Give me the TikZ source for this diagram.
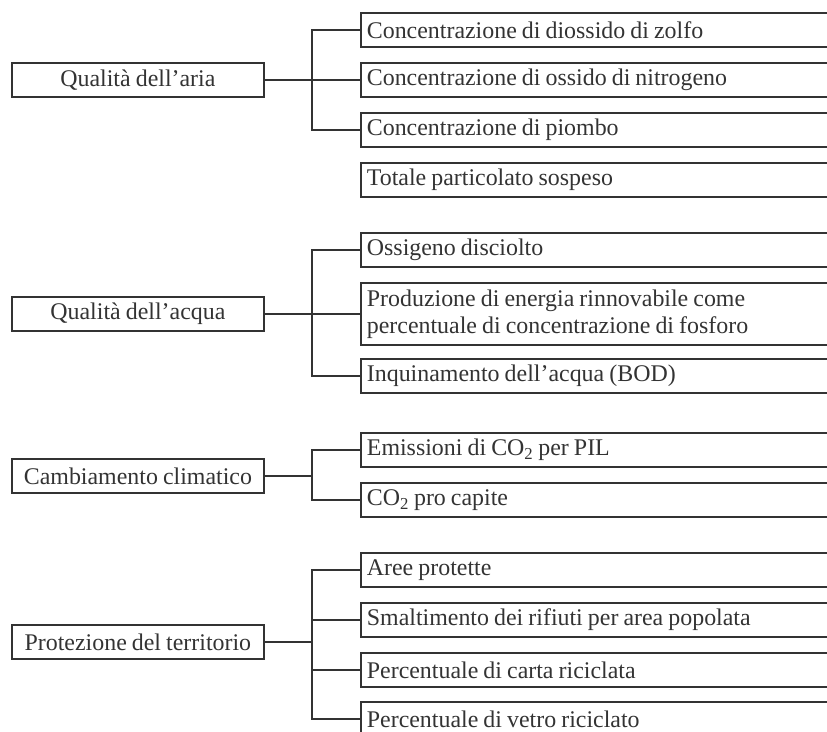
\documentclass[tikz,border=0pt]{standalone}
\usepackage{fontspec}
\setmainfont{Liberation Serif}[WordSpace=0.85]
\definecolor{ink}{HTML}{333333}
\begin{document}
\begin{tikzpicture}[x=1pt,y=-1pt,
  every node/.style={text=ink, font=\fontsize{23.9}{27}\selectfont},
  catbox/.style={draw=ink, line width=1.8pt, rectangle, minimum width=252pt,
    minimum height=34pt, inner sep=0pt, anchor=west},
  itembox/.style={draw=ink, line width=1.8pt, rectangle, text width=470pt,
    align=flush left, inner xsep=6pt, inner ysep=0pt, minimum height=34pt, anchor=west},
  trunk/.style={draw=ink, line width=2.6pt},
  branch/.style={draw=ink, line width=1.8pt}]
\useasboundingbox (0,0) rectangle (827,731);

% --- Qualità dell'aria
\node[catbox] (air) at (11,80) {Qualità dell’aria};
\node[itembox] (a1) at (360,30) {Concentrazione di diossido di zolfo};
\node[itembox] (a2) at (360,80) {Concentrazione di ossido di nitrogeno};
\node[itembox] (a3) at (360,130) {Concentrazione di piombo};
\node[itembox] (a4) at (360,180) {Totale particolato sospeso};
\coordinate (busA) at (312,80);
\draw[trunk] (air.east) -- (busA);
\draw[branch] (busA) |- (a1.west);
\draw[branch] (busA) -- (a2.west);
\draw[branch] (busA) |- (a3.west);

% --- Qualità dell'acqua
\node[catbox] (water) at (11,314) {Qualità dell’acqua};
\node[itembox] (w1) at (360,250) {Ossigeno disciolto};
\node[itembox, minimum height=62pt] (w2) at (360,314)
  {Produzione di energia rinnovabile come\\percentuale di concentrazione di fosforo};
\node[itembox] (w3) at (360,376) {Inquinamento dell’acqua (BOD)};
\coordinate (busW) at (312,314);
\draw[trunk] (water.east) -- (busW);
\draw[branch] (busW) |- (w1.west);
\draw[branch] (busW) -- (w2.west);
\draw[branch] (busW) |- (w3.west);

% --- Cambiamento climatico
\node[catbox] (clim) at (11,476) {Cambiamento climatico};
\node[itembox] (c1) at (360,450) {Emissioni di CO\textsubscript{2} per PIL};
\node[itembox] (c2) at (360,500) {CO\textsubscript{2} pro capite};
\coordinate (busC) at (312,476);
\draw[trunk] (clim.east) -- (busC);
\draw[branch] (busC) |- (c1.west);
\draw[branch] (busC) |- (c2.west);

% --- Protezione del territorio
\node[catbox] (land) at (11,642) {Protezione del territorio};
\node[itembox] (p1) at (360,570) {Aree protette};
\node[itembox] (p2) at (360,620) {Smaltimento dei rifiuti per area popolata};
\node[itembox] (p3) at (360,670) {Percentuale di carta riciclata};
\node[itembox] (p4) at (360,719) {Percentuale di vetro riciclato};
\coordinate (busP) at (312,642);
\draw[trunk] (land.east) -- (busP);
\draw[branch] (busP) |- (p1.west);
\draw[branch] (busP) |- (p2.west);
\draw[branch] (busP) |- (p3.west);
\draw[branch] (busP) |- (p4.west);
\end{tikzpicture}
\end{document}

What you should do: Without the pictures, print the whole listing exactly as given.

Result of the exercise:
Give me the TikZ source for this diagram.
\documentclass[tikz,border=0pt]{standalone}
\usepackage{fontspec}
\setmainfont{Liberation Serif}[WordSpace=0.85]
\definecolor{ink}{HTML}{333333}
\begin{document}
\begin{tikzpicture}[x=1pt,y=-1pt,
  every node/.style={text=ink, font=\fontsize{23.9}{27}\selectfont},
  catbox/.style={draw=ink, line width=1.8pt, rectangle, minimum width=252pt,
    minimum height=34pt, inner sep=0pt, anchor=west},
  itembox/.style={draw=ink, line width=1.8pt, rectangle, text width=470pt,
    align=flush left, inner xsep=6pt, inner ysep=0pt, minimum height=34pt, anchor=west},
  trunk/.style={draw=ink, line width=2.6pt},
  branch/.style={draw=ink, line width=1.8pt}]
\useasboundingbox (0,0) rectangle (827,731);

% --- Qualità dell'aria
\node[catbox] (air) at (11,80) {Qualità dell’aria};
\node[itembox] (a1) at (360,30) {Concentrazione di diossido di zolfo};
\node[itembox] (a2) at (360,80) {Concentrazione di ossido di nitrogeno};
\node[itembox] (a3) at (360,130) {Concentrazione di piombo};
\node[itembox] (a4) at (360,180) {Totale particolato sospeso};
\coordinate (busA) at (312,80);
\draw[trunk] (air.east) -- (busA);
\draw[branch] (busA) |- (a1.west);
\draw[branch] (busA) -- (a2.west);
\draw[branch] (busA) |- (a3.west);

% --- Qualità dell'acqua
\node[catbox] (water) at (11,314) {Qualità dell’acqua};
\node[itembox] (w1) at (360,250) {Ossigeno disciolto};
\node[itembox, minimum height=62pt] (w2) at (360,314)
  {Produzione di energia rinnovabile come\\percentuale di concentrazione di fosforo};
\node[itembox] (w3) at (360,376) {Inquinamento dell’acqua (BOD)};
\coordinate (busW) at (312,314);
\draw[trunk] (water.east) -- (busW);
\draw[branch] (busW) |- (w1.west);
\draw[branch] (busW) -- (w2.west);
\draw[branch] (busW) |- (w3.west);

% --- Cambiamento climatico
\node[catbox] (clim) at (11,476) {Cambiamento climatico};
\node[itembox] (c1) at (360,450) {Emissioni di CO\textsubscript{2} per PIL};
\node[itembox] (c2) at (360,500) {CO\textsubscript{2} pro capite};
\coordinate (busC) at (312,476);
\draw[trunk] (clim.east) -- (busC);
\draw[branch] (busC) |- (c1.west);
\draw[branch] (busC) |- (c2.west);

% --- Protezione del territorio
\node[catbox] (land) at (11,642) {Protezione del territorio};
\node[itembox] (p1) at (360,570) {Aree protette};
\node[itembox] (p2) at (360,620) {Smaltimento dei rifiuti per area popolata};
\node[itembox] (p3) at (360,670) {Percentuale di carta riciclata};
\node[itembox] (p4) at (360,719) {Percentuale di vetro riciclato};
\coordinate (busP) at (312,642);
\draw[trunk] (land.east) -- (busP);
\draw[branch] (busP) |- (p1.west);
\draw[branch] (busP) |- (p2.west);
\draw[branch] (busP) |- (p3.west);
\draw[branch] (busP) |- (p4.west);
\end{tikzpicture}
\end{document}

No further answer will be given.